With EU GDPR coming into force to protect consumer privacy and data, there is a need for a similar regulatory framework to protect employee data. Organisations are unfettered when it comes to collecting employee data. Given the rising number of consumer and employee data breaches, it is high time that organisations put in a conscious effort to protect employee data.

Employee privacy cannot be sacrificed to satisfy an organisation’s growing need for data. Not only that, intelligence on pay scale, performance appraisal, and other data are prime targets that competitors use for poaching your employees. Therefore, it is important to look at all aspects of digital curation—right from the point where data is collected, to what data is collected, to where is it deployed, and to how safely it is deployed. The trend in off-shoring organisations’ data requirements has added many layers of complications and created a lasting trust deficit. In fact, many organisations do not know where all their employee data is stored. According to a recent Forrester study, only 41% of 150 organisations knew where their employee data was located.

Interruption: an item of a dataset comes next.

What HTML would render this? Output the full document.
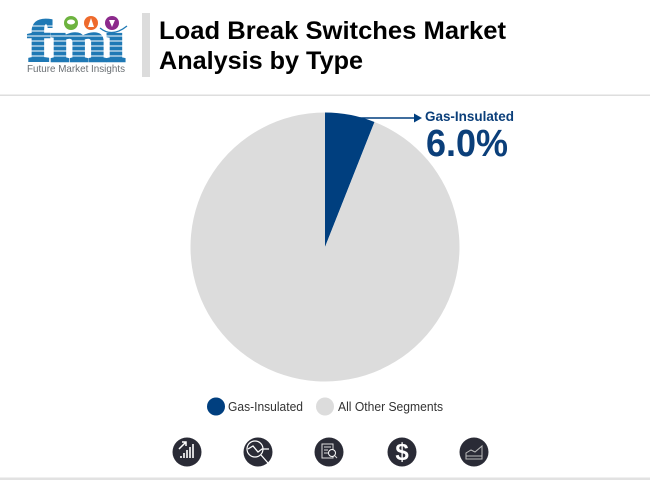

Here is a list of actions that diligent organisations do to ensure the privacy and protection of employee data:

Policy on data collecting: Specific policy measures assist the HR teams while collecting and working on data points. The policy should clearly draw the line on where an employer’s ownership of the data begins and ends. It should also specify the remedial measures, standard operating procedures and escalation procedures among other things. Employees often are trusting and zealous when sharing personal data with the employer. Today, as HR becomes more data, analytics, and tech driven, it is important to have a framework in place to monitor transgressions and lapses.

Educating employees on privacy and security: Written consent, disclosure consent, and review consent are some of the rights that the government has bestowed on employees. Every employee should be educated about their rights when disclosing information and the employer’s liability to protect the same. Also, staff should know that the company monitors all communications and files for data security purposes.

Organisation-wide encryption: It is the organisation’s responsibility to ensure that data security solutions are tamper-proof and effective at all times. Given the number of devices and endpoints within an organisation, data protection becomes a gargantuan task. There are numerous encryption deployments doing the rounds in the market. Organisations should choose a solution that is easy to use, flexible and intuitive.

Security audits: One way of ensuring that sensitive data is treated with care is to put in place a mechanism that permits security audits by third parties. Such audits should happen on need basis and reports generated regularly.

Transparency: Organisations should realize that being compliant and transparent would help in improving trust and security for employee and business alike. It creates better relationships all around. By ensuring that data is processed legally and deleted as soon as it is not needed, businesses can build trust within the staff community. For instance, an organisation could take personal details when hiring staff; however, the details should pertain only to the hiring process and employee management. The details will have to be deleted once an employee leaves the company. In fact, it is this level of transparency that augurs well for both employees and business.